_Data block_
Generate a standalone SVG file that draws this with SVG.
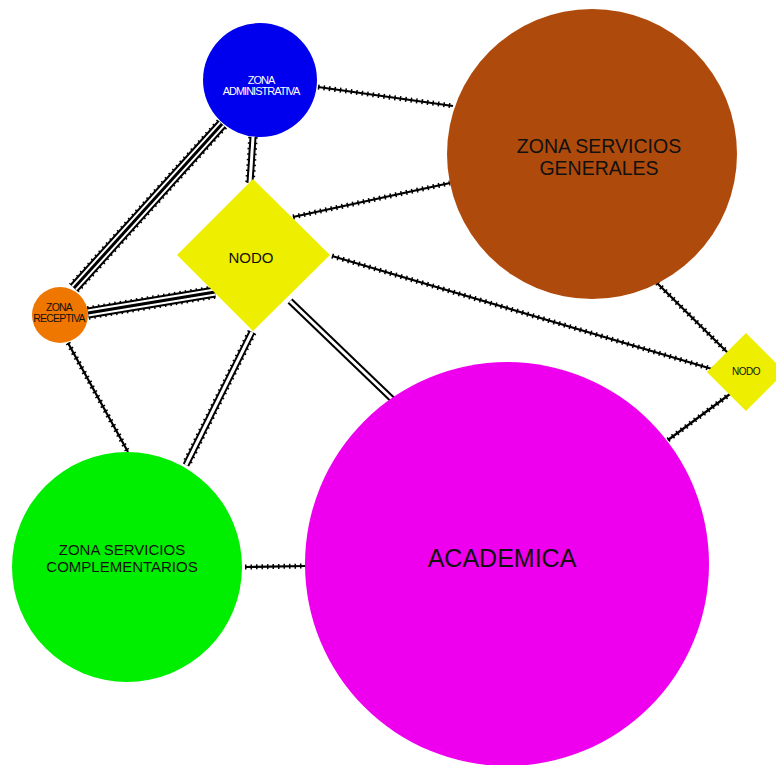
<svg xmlns="http://www.w3.org/2000/svg" width="776" height="765" viewBox="0 0 776 765">
<style>
.t{font-family:"Liberation Sans",Arial,sans-serif;text-anchor:middle;fill:#111}
.s1{stroke:#000;stroke-width:2.2;fill:none}
.s1b{stroke:#000;stroke-width:5;fill:none;stroke-dasharray:1.5 4}
.d1{stroke:#000;stroke-width:7;fill:none}
.d1b{stroke:#000;stroke-width:9.5;fill:none;stroke-dasharray:1.5 4}
.d2{stroke:#fff;stroke-width:3;fill:none}
.tr1{stroke:#000;stroke-width:11;fill:none}
.tr1b{stroke:#000;stroke-width:13.5;fill:none;stroke-dasharray:1.5 4}
.tr2{stroke:#fff;stroke-width:7;fill:none}
.tr3{stroke:#000;stroke-width:3;fill:none}
</style>
<rect width="776" height="765" fill="#fff"/>
<g id="connectors">
  <g>
    <path class="s1" d="M318,87 L453,106"/><path class="s1b" d="M318,87 L453,106"/>
    <path class="s1" d="M293,217 L450,183"/><path class="s1b" d="M293,217 L450,183"/>
    <path class="s1" d="M332,256 L712,369"/><path class="s1b" d="M332,256 L712,369"/>
    <path class="s1" d="M657,283 L728,353"/><path class="s1b" d="M657,283 L728,353"/>
    <path class="s1" d="M668,440 L730,394"/><path class="s1b" d="M668,440 L730,394"/>
    <path class="s1" d="M68,343 L128,452"/><path class="s1b" d="M68,343 L128,452"/>
    <path class="s1" d="M245,567 L306,566"/><path class="s1b" d="M245,567 L306,566"/>
  </g>
  <g>
    <path class="d1b" d="M253,137 L250,183"/><path class="d1" d="M253,137 L250,183"/><path class="d2" d="M253,137 L250,183"/>
    <path class="d1b" d="M252,332 L186,465"/><path class="d1" d="M252,332 L186,465"/><path class="d2" d="M252,332 L186,465"/>
    <path class="d1" d="M290,301 L393,400"/><path class="d2" d="M290,301 L393,400"/>
  </g>
  <g>
    <path class="tr1b" d="M222,124 L74,288"/><path class="tr1" d="M222,124 L74,288"/><path class="tr2" d="M222,124 L74,288"/><path class="tr3" d="M222,124 L74,288"/>
    <path class="tr1b" d="M88,313 L215,292"/><path class="tr1" d="M88,313 L215,292"/><path class="tr2" d="M88,313 L215,292"/><path class="tr3" d="M88,313 L215,292"/>
  </g>
</g>
<g id="zona-administrativa">
  <circle cx="260" cy="80" r="57" fill="#0000ee"/>
  <text class="t" x="261" y="84" font-size="11" style="fill:#fff" letter-spacing="-1">ZONA</text>
  <text class="t" x="261" y="95" font-size="11" style="fill:#fff" letter-spacing="-1">ADMINISTRATIVA</text>
</g>
<g id="zona-servicios-generales">
  <circle cx="592" cy="154" r="145" fill="#ae4a0c"/>
  <text class="t" x="599" y="153" font-size="19.5">ZONA SERVICIOS</text>
  <text class="t" x="599" y="175" font-size="19.5">GENERALES</text>
</g>
<g id="nodo">
  <polygon points="253,179 330,255 253,331 177,255" fill="#eeee00"/>
  <text class="t" x="251" y="263" font-size="15">NODO</text>
</g>
<g id="zona-receptiva">
  <circle cx="60" cy="315" r="28" fill="#ef7700"/>
  <text class="t" x="59" y="311" font-size="10.5" letter-spacing="-0.8">ZONA</text>
  <text class="t" x="59" y="322" font-size="10.5" letter-spacing="-0.8">RECEPTIVA</text>
</g>
<g id="nodo-2">
  <polygon points="746,333 785,372 746,411 707,372" fill="#eeee00"/>
  <text class="t" x="746" y="375" font-size="10" letter-spacing="-0.5">NODO</text>
</g>
<g id="zona-servicios-complementarios">
  <circle cx="127" cy="567" r="115" fill="#00ee00"/>
  <text class="t" x="122" y="555" font-size="15">ZONA SERVICIOS</text>
  <text class="t" x="122" y="572" font-size="15">COMPLEMENTARIOS</text>
</g>
<g id="academica">
  <circle cx="507" cy="564" r="202" fill="#ee00ee"/>
  <text class="t" x="502" y="567" font-size="25">ACADEMICA</text>
</g>
</svg>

_Task description_
Copy out every line of the material above exactly, skipping the pictures.

_Task result_
Generate a standalone SVG file that draws this with SVG.
<svg xmlns="http://www.w3.org/2000/svg" width="776" height="765" viewBox="0 0 776 765">
<style>
.t{font-family:"Liberation Sans",Arial,sans-serif;text-anchor:middle;fill:#111}
.s1{stroke:#000;stroke-width:2.2;fill:none}
.s1b{stroke:#000;stroke-width:5;fill:none;stroke-dasharray:1.5 4}
.d1{stroke:#000;stroke-width:7;fill:none}
.d1b{stroke:#000;stroke-width:9.5;fill:none;stroke-dasharray:1.5 4}
.d2{stroke:#fff;stroke-width:3;fill:none}
.tr1{stroke:#000;stroke-width:11;fill:none}
.tr1b{stroke:#000;stroke-width:13.5;fill:none;stroke-dasharray:1.5 4}
.tr2{stroke:#fff;stroke-width:7;fill:none}
.tr3{stroke:#000;stroke-width:3;fill:none}
</style>
<rect width="776" height="765" fill="#fff"/>
<g id="connectors">
  <g>
    <path class="s1" d="M318,87 L453,106"/><path class="s1b" d="M318,87 L453,106"/>
    <path class="s1" d="M293,217 L450,183"/><path class="s1b" d="M293,217 L450,183"/>
    <path class="s1" d="M332,256 L712,369"/><path class="s1b" d="M332,256 L712,369"/>
    <path class="s1" d="M657,283 L728,353"/><path class="s1b" d="M657,283 L728,353"/>
    <path class="s1" d="M668,440 L730,394"/><path class="s1b" d="M668,440 L730,394"/>
    <path class="s1" d="M68,343 L128,452"/><path class="s1b" d="M68,343 L128,452"/>
    <path class="s1" d="M245,567 L306,566"/><path class="s1b" d="M245,567 L306,566"/>
  </g>
  <g>
    <path class="d1b" d="M253,137 L250,183"/><path class="d1" d="M253,137 L250,183"/><path class="d2" d="M253,137 L250,183"/>
    <path class="d1b" d="M252,332 L186,465"/><path class="d1" d="M252,332 L186,465"/><path class="d2" d="M252,332 L186,465"/>
    <path class="d1" d="M290,301 L393,400"/><path class="d2" d="M290,301 L393,400"/>
  </g>
  <g>
    <path class="tr1b" d="M222,124 L74,288"/><path class="tr1" d="M222,124 L74,288"/><path class="tr2" d="M222,124 L74,288"/><path class="tr3" d="M222,124 L74,288"/>
    <path class="tr1b" d="M88,313 L215,292"/><path class="tr1" d="M88,313 L215,292"/><path class="tr2" d="M88,313 L215,292"/><path class="tr3" d="M88,313 L215,292"/>
  </g>
</g>
<g id="zona-administrativa">
  <circle cx="260" cy="80" r="57" fill="#0000ee"/>
  <text class="t" x="261" y="84" font-size="11" style="fill:#fff" letter-spacing="-1">ZONA</text>
  <text class="t" x="261" y="95" font-size="11" style="fill:#fff" letter-spacing="-1">ADMINISTRATIVA</text>
</g>
<g id="zona-servicios-generales">
  <circle cx="592" cy="154" r="145" fill="#ae4a0c"/>
  <text class="t" x="599" y="153" font-size="19.5">ZONA SERVICIOS</text>
  <text class="t" x="599" y="175" font-size="19.5">GENERALES</text>
</g>
<g id="nodo">
  <polygon points="253,179 330,255 253,331 177,255" fill="#eeee00"/>
  <text class="t" x="251" y="263" font-size="15">NODO</text>
</g>
<g id="zona-receptiva">
  <circle cx="60" cy="315" r="28" fill="#ef7700"/>
  <text class="t" x="59" y="311" font-size="10.5" letter-spacing="-0.8">ZONA</text>
  <text class="t" x="59" y="322" font-size="10.5" letter-spacing="-0.8">RECEPTIVA</text>
</g>
<g id="nodo-2">
  <polygon points="746,333 785,372 746,411 707,372" fill="#eeee00"/>
  <text class="t" x="746" y="375" font-size="10" letter-spacing="-0.5">NODO</text>
</g>
<g id="zona-servicios-complementarios">
  <circle cx="127" cy="567" r="115" fill="#00ee00"/>
  <text class="t" x="122" y="555" font-size="15">ZONA SERVICIOS</text>
  <text class="t" x="122" y="572" font-size="15">COMPLEMENTARIOS</text>
</g>
<g id="academica">
  <circle cx="507" cy="564" r="202" fill="#ee00ee"/>
  <text class="t" x="502" y="567" font-size="25">ACADEMICA</text>
</g>
</svg>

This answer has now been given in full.